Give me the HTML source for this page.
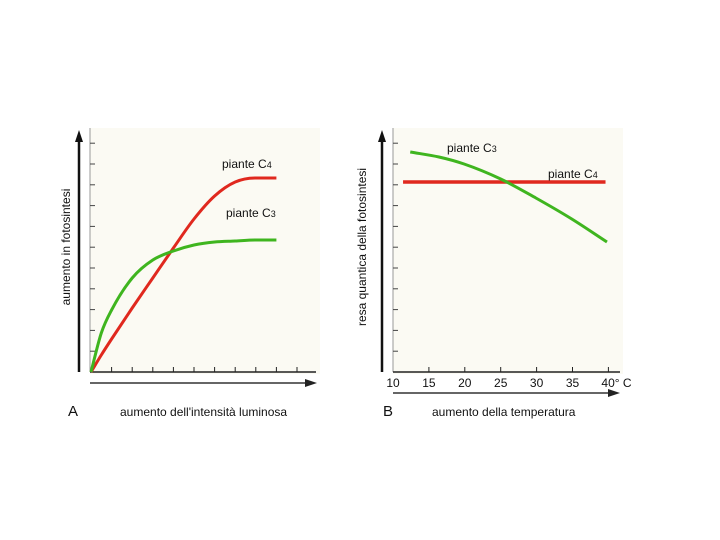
<!DOCTYPE html>
<html><head><meta charset="utf-8"><style>
html,body{margin:0;padding:0;background:#fff;}
svg{display:block;font-family:"Liberation Sans",sans-serif;}
</style></head><body>
<svg id="s" width="720" height="540" viewBox="0 0 720 540">
<rect x="90" y="128" width="230" height="246" fill="#fbfaf3"/>
<rect x="393" y="128" width="230" height="246" fill="#fbfaf3"/>
<g id="ga"></g><g id="gb"></g>
</svg>
<script>
// Panel A data
const aX = [0,0.5,1,2,3,4,5,6,7,8,9];
const aC4 = [0,17,33,64,94,124,153,176,190,194,194];
const aC3 = [0,39,62,94,112,121,127,130,131,132,132];
// Panel B data
const bTempTicks = [10,15,20,25,30,35,40];
const bTickLabels = ["10","15","20","25","30","35","40° C"];
const bTemps = [12.4,16.4,19.9,25,29.9,34.9,39.8];
const bC3 = [220,215,208,193,174,153,130];
const bC4Temps = [11.4,39.6];
const bC4 = [190,190];

const NS="http://www.w3.org/2000/svg";
function mk(p,t,a,txt){const e=document.createElementNS(NS,t);for(const k in a)e.setAttribute(k,a[k]);if(txt!==undefined)e.textContent=txt;p.appendChild(e);return e;}
// monotone cubic (Fritsch-Carlson) path
function smooth(xs,ys){const n=xs.length,d=[],m=[];for(let i=0;i<n-1;i++)d.push((ys[i+1]-ys[i])/(xs[i+1]-xs[i]));
m[0]=d[0];m[n-1]=d[n-2];for(let i=1;i<n-1;i++){m[i]=(d[i-1]*d[i]<=0)?0:(d[i-1]+d[i])/2;}
for(let i=0;i<n-1;i++){if(d[i]===0){m[i]=0;m[i+1]=0;continue;}const a=m[i]/d[i],b=m[i+1]/d[i],s=a*a+b*b;if(s>9){const t=3/Math.sqrt(s);m[i]=t*a*d[i];m[i+1]=t*b*d[i];}}
let p='M'+xs[0]+','+ys[0];for(let i=0;i<n-1;i++){const h=(xs[i+1]-xs[i])/3;p+=' C'+(xs[i]+h)+','+(ys[i]+m[i]*h)+' '+(xs[i+1]-h)+','+(ys[i+1]-m[i+1]*h)+' '+xs[i+1]+','+ys[i+1];}return p;}
const base=372;
// ---- Panel A
const ga=document.getElementById('ga');
const axA=v=>91+v*20.6, ayA=v=>base-v;
let e;
e=mk(ga,'line',{x1:90,y1:128,x2:90,y2:base,stroke:'#999','stroke-width':1});

e=mk(ga,'line',{x1:90,y1:base,x2:316,y2:base,stroke:'#222','stroke-width':1.5});

for(let i=1;i<=11;i++){const y=base-i*20.8;e=mk(ga,'line',{x1:90,y1:y,x2:95,y2:y,stroke:'#444','stroke-width':1});
}
for(let i=1;i<=10;i++){const x=axA(i);e=mk(ga,'line',{x1:x,y1:base,x2:x,y2:base-5,stroke:'#222','stroke-width':1});
}
e=mk(ga,'path',{d:'M79,372 L79,140',stroke:'#111','stroke-width':2.5,fill:'none'});

e=mk(ga,'path',{d:'M79,130 L75,142 L83,142 Z',fill:'#111'});

e=mk(ga,'path',{d:'M90,383 L308,383',stroke:'#333','stroke-width':1.5,fill:'none'});

e=mk(ga,'path',{d:'M317,383 L305,379 L305,387 Z',fill:'#222'});

e=mk(ga,'path',{d:smooth(aX.map(axA),aC4.map(ayA)),stroke:'#e0281e','stroke-width':3,fill:'none'});

e=mk(ga,'path',{d:smooth(aX.map(axA),aC3.map(ayA)),stroke:'#3fb51f','stroke-width':3,fill:'none'});

e=mk(ga,'text',{x:222,y:168,'font-size':12,fill:'#111'},'piante C');mk(e,'tspan',{'font-size':9},'4');

e=mk(ga,'text',{x:226,y:217,'font-size':12,fill:'#111'},'piante C');mk(e,'tspan',{'font-size':9},'3');

e=mk(ga,'text',{x:0,y:0,'font-size':12,fill:'#111','text-anchor':'middle',transform:'translate(70,247) rotate(-90)'},'aumento in fotosintesi');

e=mk(ga,'text',{x:68,y:416,'font-size':15,fill:'#111'},'A');

e=mk(ga,'text',{x:120,y:416,'font-size':12,fill:'#111'},"aumento dell'intensità luminosa");

// ---- Panel B
const gb=document.getElementById('gb');
const bx=t=>393+(t-10)*7.18, by=v=>base-v;
e=mk(gb,'line',{x1:393,y1:128,x2:393,y2:base,stroke:'#999','stroke-width':1});

e=mk(gb,'line',{x1:393,y1:base,x2:620,y2:base,stroke:'#222','stroke-width':1.5});

for(let i=1;i<=11;i++){const y=base-i*20.8;e=mk(gb,'line',{x1:393,y1:y,x2:398,y2:y,stroke:'#444','stroke-width':1});
}
bTempTicks.forEach((t,i)=>{const x=bx(t);
if(i>0){e=mk(gb,'line',{x1:x,y1:base,x2:x,y2:base-5,stroke:'#222','stroke-width':1});
}
e=mk(gb,'text',{x:i===6?x-7:x,y:387,'font-size':12,fill:'#111','text-anchor':i===6?'start':'middle'},bTickLabels[i]);
});
e=mk(gb,'path',{d:'M382,372 L382,140',stroke:'#111','stroke-width':2.5,fill:'none'});

e=mk(gb,'path',{d:'M382,130 L378,142 L386,142 Z',fill:'#111'});

e=mk(gb,'path',{d:'M393,393 L612,393',stroke:'#333','stroke-width':1.5,fill:'none'});

e=mk(gb,'path',{d:'M620,393 L608,389 L608,397 Z',fill:'#222'});

e=mk(gb,'path',{d:'M'+bx(bC4Temps[0])+','+by(bC4[0])+' L'+bx(bC4Temps[1])+','+by(bC4[1]),stroke:'#e0281e','stroke-width':3.5,fill:'none'});

e=mk(gb,'path',{d:smooth(bTemps.map(bx),bC3.map(by)),stroke:'#3fb51f','stroke-width':3,fill:'none'});

e=mk(gb,'text',{x:447,y:152,'font-size':12,fill:'#111'},'piante C');mk(e,'tspan',{'font-size':9},'3');

e=mk(gb,'text',{x:548,y:178,'font-size':12,fill:'#111'},'piante C');mk(e,'tspan',{'font-size':9},'4');

e=mk(gb,'text',{x:0,y:0,'font-size':12,fill:'#111','text-anchor':'middle',transform:'translate(366,247) rotate(-90)'},'resa quantica della fotosintesi');

e=mk(gb,'text',{x:383,y:416,'font-size':15,fill:'#111'},'B');

e=mk(gb,'text',{x:432,y:416,'font-size':12,fill:'#111'},'aumento della temperatura');

</script>
</body></html>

▶ [Written task]: Omit pictures; set down the rest of the material word for word.

▶ [Correct answer]:
Give me the HTML source for this page.
<!DOCTYPE html>
<html><head><meta charset="utf-8"><style>
html,body{margin:0;padding:0;background:#fff;}
svg{display:block;font-family:"Liberation Sans",sans-serif;}
</style></head><body>
<svg id="s" width="720" height="540" viewBox="0 0 720 540">
<rect x="90" y="128" width="230" height="246" fill="#fbfaf3"/>
<rect x="393" y="128" width="230" height="246" fill="#fbfaf3"/>
<g id="ga"></g><g id="gb"></g>
</svg>
<script>
// Panel A data
const aX = [0,0.5,1,2,3,4,5,6,7,8,9];
const aC4 = [0,17,33,64,94,124,153,176,190,194,194];
const aC3 = [0,39,62,94,112,121,127,130,131,132,132];
// Panel B data
const bTempTicks = [10,15,20,25,30,35,40];
const bTickLabels = ["10","15","20","25","30","35","40° C"];
const bTemps = [12.4,16.4,19.9,25,29.9,34.9,39.8];
const bC3 = [220,215,208,193,174,153,130];
const bC4Temps = [11.4,39.6];
const bC4 = [190,190];

const NS="http://www.w3.org/2000/svg";
function mk(p,t,a,txt){const e=document.createElementNS(NS,t);for(const k in a)e.setAttribute(k,a[k]);if(txt!==undefined)e.textContent=txt;p.appendChild(e);return e;}
// monotone cubic (Fritsch-Carlson) path
function smooth(xs,ys){const n=xs.length,d=[],m=[];for(let i=0;i<n-1;i++)d.push((ys[i+1]-ys[i])/(xs[i+1]-xs[i]));
m[0]=d[0];m[n-1]=d[n-2];for(let i=1;i<n-1;i++){m[i]=(d[i-1]*d[i]<=0)?0:(d[i-1]+d[i])/2;}
for(let i=0;i<n-1;i++){if(d[i]===0){m[i]=0;m[i+1]=0;continue;}const a=m[i]/d[i],b=m[i+1]/d[i],s=a*a+b*b;if(s>9){const t=3/Math.sqrt(s);m[i]=t*a*d[i];m[i+1]=t*b*d[i];}}
let p='M'+xs[0]+','+ys[0];for(let i=0;i<n-1;i++){const h=(xs[i+1]-xs[i])/3;p+=' C'+(xs[i]+h)+','+(ys[i]+m[i]*h)+' '+(xs[i+1]-h)+','+(ys[i+1]-m[i+1]*h)+' '+xs[i+1]+','+ys[i+1];}return p;}
const base=372;
// ---- Panel A
const ga=document.getElementById('ga');
const axA=v=>91+v*20.6, ayA=v=>base-v;
let e;
e=mk(ga,'line',{x1:90,y1:128,x2:90,y2:base,stroke:'#999','stroke-width':1});

e=mk(ga,'line',{x1:90,y1:base,x2:316,y2:base,stroke:'#222','stroke-width':1.5});

for(let i=1;i<=11;i++){const y=base-i*20.8;e=mk(ga,'line',{x1:90,y1:y,x2:95,y2:y,stroke:'#444','stroke-width':1});
}
for(let i=1;i<=10;i++){const x=axA(i);e=mk(ga,'line',{x1:x,y1:base,x2:x,y2:base-5,stroke:'#222','stroke-width':1});
}
e=mk(ga,'path',{d:'M79,372 L79,140',stroke:'#111','stroke-width':2.5,fill:'none'});

e=mk(ga,'path',{d:'M79,130 L75,142 L83,142 Z',fill:'#111'});

e=mk(ga,'path',{d:'M90,383 L308,383',stroke:'#333','stroke-width':1.5,fill:'none'});

e=mk(ga,'path',{d:'M317,383 L305,379 L305,387 Z',fill:'#222'});

e=mk(ga,'path',{d:smooth(aX.map(axA),aC4.map(ayA)),stroke:'#e0281e','stroke-width':3,fill:'none'});

e=mk(ga,'path',{d:smooth(aX.map(axA),aC3.map(ayA)),stroke:'#3fb51f','stroke-width':3,fill:'none'});

e=mk(ga,'text',{x:222,y:168,'font-size':12,fill:'#111'},'piante C');mk(e,'tspan',{'font-size':9},'4');

e=mk(ga,'text',{x:226,y:217,'font-size':12,fill:'#111'},'piante C');mk(e,'tspan',{'font-size':9},'3');

e=mk(ga,'text',{x:0,y:0,'font-size':12,fill:'#111','text-anchor':'middle',transform:'translate(70,247) rotate(-90)'},'aumento in fotosintesi');

e=mk(ga,'text',{x:68,y:416,'font-size':15,fill:'#111'},'A');

e=mk(ga,'text',{x:120,y:416,'font-size':12,fill:'#111'},"aumento dell'intensità luminosa");

// ---- Panel B
const gb=document.getElementById('gb');
const bx=t=>393+(t-10)*7.18, by=v=>base-v;
e=mk(gb,'line',{x1:393,y1:128,x2:393,y2:base,stroke:'#999','stroke-width':1});

e=mk(gb,'line',{x1:393,y1:base,x2:620,y2:base,stroke:'#222','stroke-width':1.5});

for(let i=1;i<=11;i++){const y=base-i*20.8;e=mk(gb,'line',{x1:393,y1:y,x2:398,y2:y,stroke:'#444','stroke-width':1});
}
bTempTicks.forEach((t,i)=>{const x=bx(t);
if(i>0){e=mk(gb,'line',{x1:x,y1:base,x2:x,y2:base-5,stroke:'#222','stroke-width':1});
}
e=mk(gb,'text',{x:i===6?x-7:x,y:387,'font-size':12,fill:'#111','text-anchor':i===6?'start':'middle'},bTickLabels[i]);
});
e=mk(gb,'path',{d:'M382,372 L382,140',stroke:'#111','stroke-width':2.5,fill:'none'});

e=mk(gb,'path',{d:'M382,130 L378,142 L386,142 Z',fill:'#111'});

e=mk(gb,'path',{d:'M393,393 L612,393',stroke:'#333','stroke-width':1.5,fill:'none'});

e=mk(gb,'path',{d:'M620,393 L608,389 L608,397 Z',fill:'#222'});

e=mk(gb,'path',{d:'M'+bx(bC4Temps[0])+','+by(bC4[0])+' L'+bx(bC4Temps[1])+','+by(bC4[1]),stroke:'#e0281e','stroke-width':3.5,fill:'none'});

e=mk(gb,'path',{d:smooth(bTemps.map(bx),bC3.map(by)),stroke:'#3fb51f','stroke-width':3,fill:'none'});

e=mk(gb,'text',{x:447,y:152,'font-size':12,fill:'#111'},'piante C');mk(e,'tspan',{'font-size':9},'3');

e=mk(gb,'text',{x:548,y:178,'font-size':12,fill:'#111'},'piante C');mk(e,'tspan',{'font-size':9},'4');

e=mk(gb,'text',{x:0,y:0,'font-size':12,fill:'#111','text-anchor':'middle',transform:'translate(366,247) rotate(-90)'},'resa quantica della fotosintesi');

e=mk(gb,'text',{x:383,y:416,'font-size':15,fill:'#111'},'B');

e=mk(gb,'text',{x:432,y:416,'font-size':12,fill:'#111'},'aumento della temperatura');

</script>
</body></html>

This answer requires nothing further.